»»

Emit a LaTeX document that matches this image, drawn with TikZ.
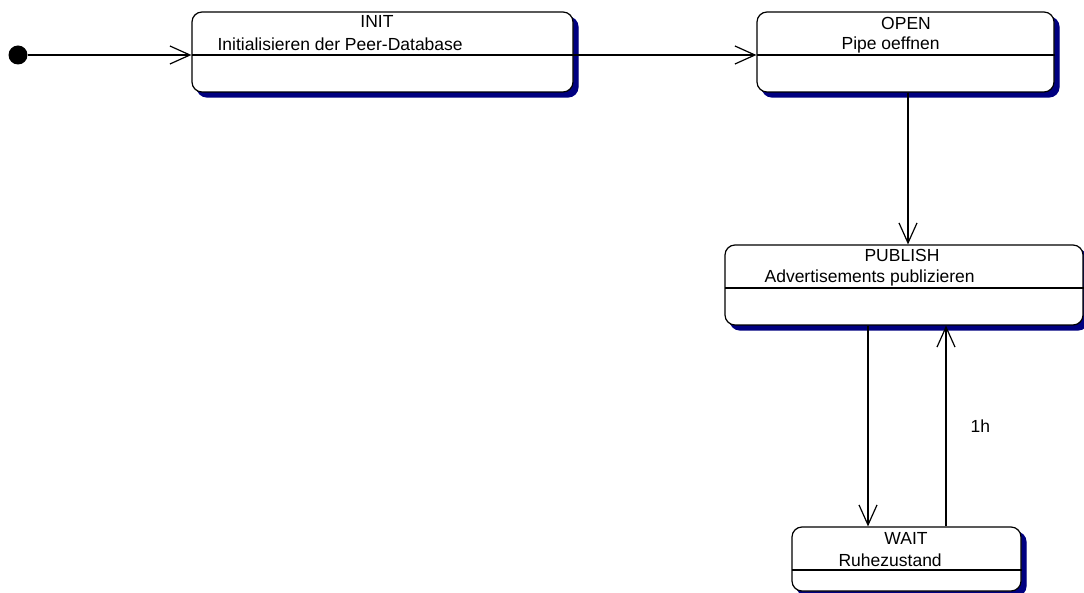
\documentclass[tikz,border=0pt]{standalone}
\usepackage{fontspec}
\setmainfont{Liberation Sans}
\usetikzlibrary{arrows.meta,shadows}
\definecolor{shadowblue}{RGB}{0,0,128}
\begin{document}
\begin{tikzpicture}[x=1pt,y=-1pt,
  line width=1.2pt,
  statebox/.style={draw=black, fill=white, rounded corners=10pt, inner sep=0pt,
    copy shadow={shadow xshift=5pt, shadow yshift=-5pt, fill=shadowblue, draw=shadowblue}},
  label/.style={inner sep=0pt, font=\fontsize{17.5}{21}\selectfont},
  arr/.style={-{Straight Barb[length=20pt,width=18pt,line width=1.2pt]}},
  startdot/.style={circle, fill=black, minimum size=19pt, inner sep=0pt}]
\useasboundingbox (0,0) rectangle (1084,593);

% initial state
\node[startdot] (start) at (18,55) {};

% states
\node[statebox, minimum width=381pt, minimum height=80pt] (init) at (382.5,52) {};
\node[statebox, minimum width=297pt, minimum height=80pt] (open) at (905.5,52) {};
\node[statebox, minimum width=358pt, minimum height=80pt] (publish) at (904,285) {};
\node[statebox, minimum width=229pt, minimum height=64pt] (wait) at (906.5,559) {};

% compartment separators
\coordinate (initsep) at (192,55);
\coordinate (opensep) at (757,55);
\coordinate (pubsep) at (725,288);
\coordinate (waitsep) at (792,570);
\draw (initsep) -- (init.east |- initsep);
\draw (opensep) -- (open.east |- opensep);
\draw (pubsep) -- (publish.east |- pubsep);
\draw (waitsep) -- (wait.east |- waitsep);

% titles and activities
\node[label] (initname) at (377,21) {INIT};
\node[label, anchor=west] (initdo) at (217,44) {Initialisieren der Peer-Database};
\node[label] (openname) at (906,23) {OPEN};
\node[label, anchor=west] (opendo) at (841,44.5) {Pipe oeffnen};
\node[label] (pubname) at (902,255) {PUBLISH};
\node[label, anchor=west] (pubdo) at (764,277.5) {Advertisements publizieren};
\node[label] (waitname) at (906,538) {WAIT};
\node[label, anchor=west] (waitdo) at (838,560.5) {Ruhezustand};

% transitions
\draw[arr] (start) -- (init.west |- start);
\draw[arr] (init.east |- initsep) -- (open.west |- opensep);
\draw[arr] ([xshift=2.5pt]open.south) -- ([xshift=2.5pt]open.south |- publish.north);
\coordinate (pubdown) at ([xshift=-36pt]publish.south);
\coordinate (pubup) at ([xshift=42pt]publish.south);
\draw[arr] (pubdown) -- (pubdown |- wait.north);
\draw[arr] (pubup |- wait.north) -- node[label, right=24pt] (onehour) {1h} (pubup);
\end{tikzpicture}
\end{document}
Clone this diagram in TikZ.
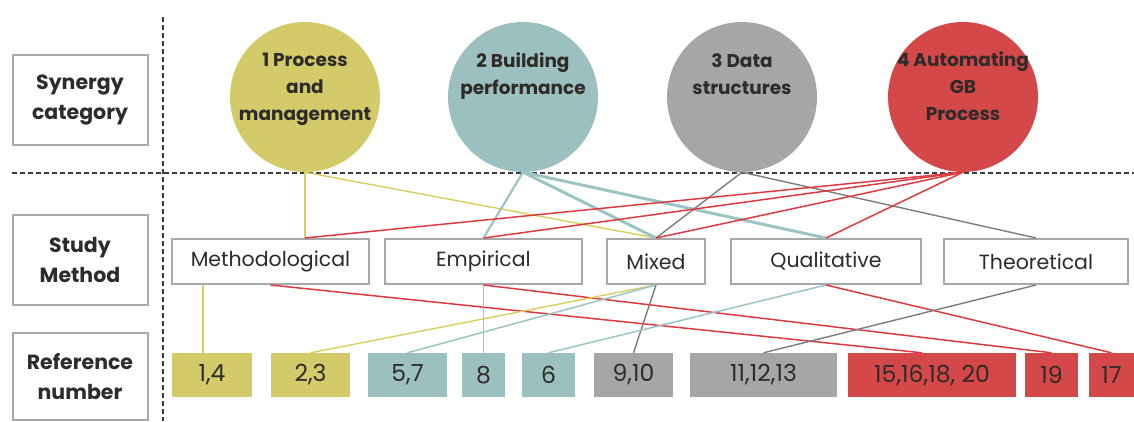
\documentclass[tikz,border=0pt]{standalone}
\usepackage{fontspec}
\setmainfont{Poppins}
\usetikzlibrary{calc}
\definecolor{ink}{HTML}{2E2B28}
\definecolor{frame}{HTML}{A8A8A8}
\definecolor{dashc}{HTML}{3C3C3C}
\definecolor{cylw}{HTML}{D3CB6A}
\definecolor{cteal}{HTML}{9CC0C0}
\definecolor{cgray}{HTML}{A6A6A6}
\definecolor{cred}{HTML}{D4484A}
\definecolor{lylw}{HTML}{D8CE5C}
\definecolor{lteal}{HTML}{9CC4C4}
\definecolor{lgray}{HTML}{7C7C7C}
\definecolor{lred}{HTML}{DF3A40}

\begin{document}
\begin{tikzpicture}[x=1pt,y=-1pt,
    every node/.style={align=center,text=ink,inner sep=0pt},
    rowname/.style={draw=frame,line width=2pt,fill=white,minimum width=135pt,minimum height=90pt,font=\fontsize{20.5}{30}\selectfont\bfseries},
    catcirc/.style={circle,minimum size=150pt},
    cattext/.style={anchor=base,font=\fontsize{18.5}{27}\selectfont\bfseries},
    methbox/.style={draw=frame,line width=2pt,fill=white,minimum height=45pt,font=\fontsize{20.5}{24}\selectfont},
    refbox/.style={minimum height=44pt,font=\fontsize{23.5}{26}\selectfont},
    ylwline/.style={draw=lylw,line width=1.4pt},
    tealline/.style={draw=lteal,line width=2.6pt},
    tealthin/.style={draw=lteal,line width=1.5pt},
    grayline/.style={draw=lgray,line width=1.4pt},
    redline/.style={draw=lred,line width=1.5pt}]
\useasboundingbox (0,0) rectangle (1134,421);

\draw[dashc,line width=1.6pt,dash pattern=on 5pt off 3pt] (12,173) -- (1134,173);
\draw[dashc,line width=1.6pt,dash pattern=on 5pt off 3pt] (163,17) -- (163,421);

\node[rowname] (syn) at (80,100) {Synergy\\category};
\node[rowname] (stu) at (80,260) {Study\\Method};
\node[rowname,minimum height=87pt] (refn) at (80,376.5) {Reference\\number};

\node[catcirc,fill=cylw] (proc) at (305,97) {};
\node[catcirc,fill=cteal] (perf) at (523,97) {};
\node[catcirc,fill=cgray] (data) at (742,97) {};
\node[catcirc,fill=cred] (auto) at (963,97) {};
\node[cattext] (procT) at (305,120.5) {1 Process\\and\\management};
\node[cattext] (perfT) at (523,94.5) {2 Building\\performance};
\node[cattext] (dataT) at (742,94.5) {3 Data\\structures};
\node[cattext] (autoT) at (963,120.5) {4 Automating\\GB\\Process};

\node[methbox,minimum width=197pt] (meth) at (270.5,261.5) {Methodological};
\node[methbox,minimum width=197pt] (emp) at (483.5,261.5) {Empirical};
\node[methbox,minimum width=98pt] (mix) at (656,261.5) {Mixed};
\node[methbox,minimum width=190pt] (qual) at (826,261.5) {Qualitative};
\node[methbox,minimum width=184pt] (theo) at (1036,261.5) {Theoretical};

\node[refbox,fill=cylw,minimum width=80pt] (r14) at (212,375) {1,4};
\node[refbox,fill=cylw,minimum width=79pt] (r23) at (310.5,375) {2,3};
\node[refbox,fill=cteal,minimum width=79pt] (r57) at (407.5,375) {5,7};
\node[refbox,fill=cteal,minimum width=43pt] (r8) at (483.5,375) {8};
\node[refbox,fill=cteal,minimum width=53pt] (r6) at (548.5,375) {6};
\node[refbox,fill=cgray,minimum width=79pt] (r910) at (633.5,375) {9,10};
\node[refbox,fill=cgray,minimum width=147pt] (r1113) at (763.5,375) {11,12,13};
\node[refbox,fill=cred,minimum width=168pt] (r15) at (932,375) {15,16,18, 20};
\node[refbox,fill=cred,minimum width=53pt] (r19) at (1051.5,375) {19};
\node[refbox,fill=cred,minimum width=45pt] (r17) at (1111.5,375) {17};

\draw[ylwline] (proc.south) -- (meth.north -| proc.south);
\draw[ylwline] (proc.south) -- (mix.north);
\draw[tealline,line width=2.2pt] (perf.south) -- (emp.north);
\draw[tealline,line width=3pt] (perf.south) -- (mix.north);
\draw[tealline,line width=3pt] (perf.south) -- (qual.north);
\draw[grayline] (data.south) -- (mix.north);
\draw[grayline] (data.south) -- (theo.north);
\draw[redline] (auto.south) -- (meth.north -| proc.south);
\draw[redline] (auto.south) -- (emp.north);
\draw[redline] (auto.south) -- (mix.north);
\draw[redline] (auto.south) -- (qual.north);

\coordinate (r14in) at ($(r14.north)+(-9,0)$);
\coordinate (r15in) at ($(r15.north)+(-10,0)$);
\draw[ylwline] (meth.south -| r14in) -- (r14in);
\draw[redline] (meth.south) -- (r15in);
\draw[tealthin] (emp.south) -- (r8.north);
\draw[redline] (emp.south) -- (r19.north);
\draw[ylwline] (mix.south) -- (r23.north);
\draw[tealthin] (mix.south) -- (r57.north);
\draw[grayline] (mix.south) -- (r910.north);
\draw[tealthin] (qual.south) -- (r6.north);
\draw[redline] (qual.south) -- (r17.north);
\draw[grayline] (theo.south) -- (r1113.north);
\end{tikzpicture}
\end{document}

««

**Written exercise**
Transcribe, from the records above, the first line and every line after it up to and including the line with "(start) at (18,55)"; omit pictures.

**Worked answer**
Emit a LaTeX document that matches this image, drawn with TikZ.
\documentclass[tikz,border=0pt]{standalone}
\usepackage{fontspec}
\setmainfont{Liberation Sans}
\usetikzlibrary{arrows.meta,shadows}
\definecolor{shadowblue}{RGB}{0,0,128}
\begin{document}
\begin{tikzpicture}[x=1pt,y=-1pt,
  line width=1.2pt,
  statebox/.style={draw=black, fill=white, rounded corners=10pt, inner sep=0pt,
    copy shadow={shadow xshift=5pt, shadow yshift=-5pt, fill=shadowblue, draw=shadowblue}},
  label/.style={inner sep=0pt, font=\fontsize{17.5}{21}\selectfont},
  arr/.style={-{Straight Barb[length=20pt,width=18pt,line width=1.2pt]}},
  startdot/.style={circle, fill=black, minimum size=19pt, inner sep=0pt}]
\useasboundingbox (0,0) rectangle (1084,593);

% initial state
\node[startdot] (start) at (18,55) {};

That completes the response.